Aim
An exact copy of all the data is required, with pictures left out.
* Begin Dataset section *
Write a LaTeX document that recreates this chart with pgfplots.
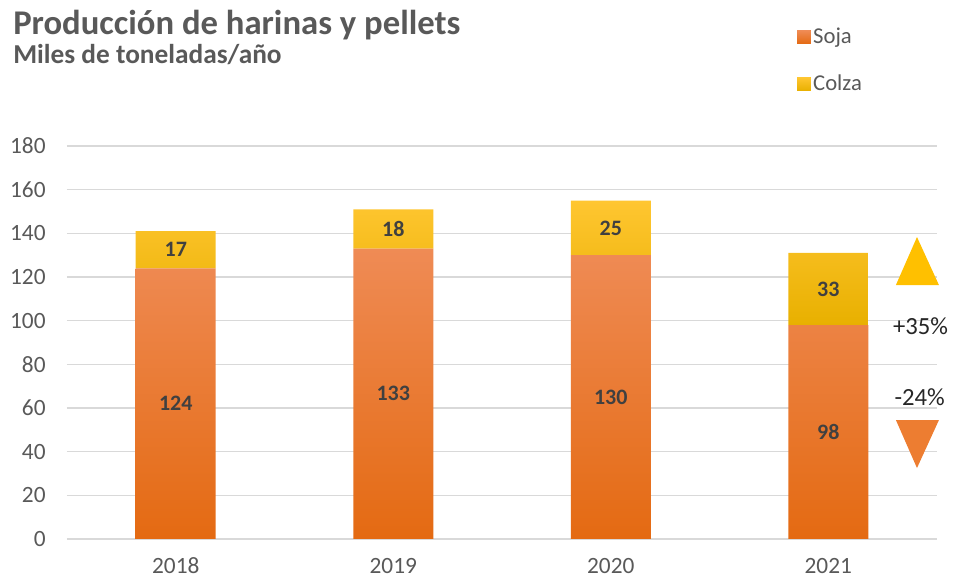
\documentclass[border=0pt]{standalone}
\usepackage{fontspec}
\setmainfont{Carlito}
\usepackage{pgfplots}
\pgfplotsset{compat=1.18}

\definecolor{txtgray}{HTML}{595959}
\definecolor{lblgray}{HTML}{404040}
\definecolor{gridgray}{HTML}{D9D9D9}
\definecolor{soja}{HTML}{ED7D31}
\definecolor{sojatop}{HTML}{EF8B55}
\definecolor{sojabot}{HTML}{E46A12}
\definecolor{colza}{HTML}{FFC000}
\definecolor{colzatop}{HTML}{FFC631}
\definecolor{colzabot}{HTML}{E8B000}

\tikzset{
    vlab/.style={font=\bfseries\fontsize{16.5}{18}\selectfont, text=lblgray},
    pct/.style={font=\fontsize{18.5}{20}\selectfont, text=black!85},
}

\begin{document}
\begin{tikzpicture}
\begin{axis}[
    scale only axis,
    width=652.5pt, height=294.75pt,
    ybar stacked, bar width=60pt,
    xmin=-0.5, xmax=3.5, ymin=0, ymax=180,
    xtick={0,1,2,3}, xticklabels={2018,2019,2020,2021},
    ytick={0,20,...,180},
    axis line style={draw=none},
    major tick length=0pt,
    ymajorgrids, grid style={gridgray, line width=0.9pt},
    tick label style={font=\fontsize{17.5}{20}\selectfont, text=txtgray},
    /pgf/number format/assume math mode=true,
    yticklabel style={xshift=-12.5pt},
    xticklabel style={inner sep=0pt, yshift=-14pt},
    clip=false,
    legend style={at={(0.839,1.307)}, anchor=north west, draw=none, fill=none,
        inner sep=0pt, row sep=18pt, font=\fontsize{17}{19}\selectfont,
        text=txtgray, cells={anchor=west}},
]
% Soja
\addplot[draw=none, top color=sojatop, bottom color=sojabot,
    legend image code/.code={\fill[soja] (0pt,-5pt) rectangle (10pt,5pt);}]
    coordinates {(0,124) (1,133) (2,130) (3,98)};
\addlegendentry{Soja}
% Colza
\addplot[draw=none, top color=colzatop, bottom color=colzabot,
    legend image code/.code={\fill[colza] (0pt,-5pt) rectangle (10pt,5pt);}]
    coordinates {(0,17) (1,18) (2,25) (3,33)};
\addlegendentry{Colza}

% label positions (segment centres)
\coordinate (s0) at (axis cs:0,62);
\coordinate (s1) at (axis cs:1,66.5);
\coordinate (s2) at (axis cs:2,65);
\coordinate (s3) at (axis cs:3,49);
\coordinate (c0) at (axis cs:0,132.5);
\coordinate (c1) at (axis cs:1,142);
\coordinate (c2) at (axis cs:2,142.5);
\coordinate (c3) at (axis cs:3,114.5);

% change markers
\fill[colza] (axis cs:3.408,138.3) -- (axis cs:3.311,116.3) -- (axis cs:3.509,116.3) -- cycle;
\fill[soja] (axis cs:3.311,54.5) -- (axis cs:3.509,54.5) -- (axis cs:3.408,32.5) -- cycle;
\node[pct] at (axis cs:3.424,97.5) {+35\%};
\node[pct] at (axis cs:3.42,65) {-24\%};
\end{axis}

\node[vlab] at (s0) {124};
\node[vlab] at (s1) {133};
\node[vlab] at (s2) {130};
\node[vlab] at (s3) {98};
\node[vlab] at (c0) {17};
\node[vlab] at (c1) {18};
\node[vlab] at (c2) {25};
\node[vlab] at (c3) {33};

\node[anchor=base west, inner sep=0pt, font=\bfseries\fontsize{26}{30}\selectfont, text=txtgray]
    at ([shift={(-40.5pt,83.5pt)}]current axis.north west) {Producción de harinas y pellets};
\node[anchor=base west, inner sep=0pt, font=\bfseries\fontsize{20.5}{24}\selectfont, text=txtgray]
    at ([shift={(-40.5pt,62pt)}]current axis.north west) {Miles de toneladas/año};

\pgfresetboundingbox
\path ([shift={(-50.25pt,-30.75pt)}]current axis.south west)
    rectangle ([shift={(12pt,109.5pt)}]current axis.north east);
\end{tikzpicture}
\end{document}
* End Dataset section *
The result
Write a LaTeX document that recreates this chart with pgfplots.
\documentclass[border=0pt]{standalone}
\usepackage{fontspec}
\setmainfont{Carlito}
\usepackage{pgfplots}
\pgfplotsset{compat=1.18}

\definecolor{txtgray}{HTML}{595959}
\definecolor{lblgray}{HTML}{404040}
\definecolor{gridgray}{HTML}{D9D9D9}
\definecolor{soja}{HTML}{ED7D31}
\definecolor{sojatop}{HTML}{EF8B55}
\definecolor{sojabot}{HTML}{E46A12}
\definecolor{colza}{HTML}{FFC000}
\definecolor{colzatop}{HTML}{FFC631}
\definecolor{colzabot}{HTML}{E8B000}

\tikzset{
    vlab/.style={font=\bfseries\fontsize{16.5}{18}\selectfont, text=lblgray},
    pct/.style={font=\fontsize{18.5}{20}\selectfont, text=black!85},
}

\begin{document}
\begin{tikzpicture}
\begin{axis}[
    scale only axis,
    width=652.5pt, height=294.75pt,
    ybar stacked, bar width=60pt,
    xmin=-0.5, xmax=3.5, ymin=0, ymax=180,
    xtick={0,1,2,3}, xticklabels={2018,2019,2020,2021},
    ytick={0,20,...,180},
    axis line style={draw=none},
    major tick length=0pt,
    ymajorgrids, grid style={gridgray, line width=0.9pt},
    tick label style={font=\fontsize{17.5}{20}\selectfont, text=txtgray},
    /pgf/number format/assume math mode=true,
    yticklabel style={xshift=-12.5pt},
    xticklabel style={inner sep=0pt, yshift=-14pt},
    clip=false,
    legend style={at={(0.839,1.307)}, anchor=north west, draw=none, fill=none,
        inner sep=0pt, row sep=18pt, font=\fontsize{17}{19}\selectfont,
        text=txtgray, cells={anchor=west}},
]
% Soja
\addplot[draw=none, top color=sojatop, bottom color=sojabot,
    legend image code/.code={\fill[soja] (0pt,-5pt) rectangle (10pt,5pt);}]
    coordinates {(0,124) (1,133) (2,130) (3,98)};
\addlegendentry{Soja}
% Colza
\addplot[draw=none, top color=colzatop, bottom color=colzabot,
    legend image code/.code={\fill[colza] (0pt,-5pt) rectangle (10pt,5pt);}]
    coordinates {(0,17) (1,18) (2,25) (3,33)};
\addlegendentry{Colza}

% label positions (segment centres)
\coordinate (s0) at (axis cs:0,62);
\coordinate (s1) at (axis cs:1,66.5);
\coordinate (s2) at (axis cs:2,65);
\coordinate (s3) at (axis cs:3,49);
\coordinate (c0) at (axis cs:0,132.5);
\coordinate (c1) at (axis cs:1,142);
\coordinate (c2) at (axis cs:2,142.5);
\coordinate (c3) at (axis cs:3,114.5);

% change markers
\fill[colza] (axis cs:3.408,138.3) -- (axis cs:3.311,116.3) -- (axis cs:3.509,116.3) -- cycle;
\fill[soja] (axis cs:3.311,54.5) -- (axis cs:3.509,54.5) -- (axis cs:3.408,32.5) -- cycle;
\node[pct] at (axis cs:3.424,97.5) {+35\%};
\node[pct] at (axis cs:3.42,65) {-24\%};
\end{axis}

\node[vlab] at (s0) {124};
\node[vlab] at (s1) {133};
\node[vlab] at (s2) {130};
\node[vlab] at (s3) {98};
\node[vlab] at (c0) {17};
\node[vlab] at (c1) {18};
\node[vlab] at (c2) {25};
\node[vlab] at (c3) {33};

\node[anchor=base west, inner sep=0pt, font=\bfseries\fontsize{26}{30}\selectfont, text=txtgray]
    at ([shift={(-40.5pt,83.5pt)}]current axis.north west) {Producción de harinas y pellets};
\node[anchor=base west, inner sep=0pt, font=\bfseries\fontsize{20.5}{24}\selectfont, text=txtgray]
    at ([shift={(-40.5pt,62pt)}]current axis.north west) {Miles de toneladas/año};

\pgfresetboundingbox
\path ([shift={(-50.25pt,-30.75pt)}]current axis.south west)
    rectangle ([shift={(12pt,109.5pt)}]current axis.north east);
\end{tikzpicture}
\end{document}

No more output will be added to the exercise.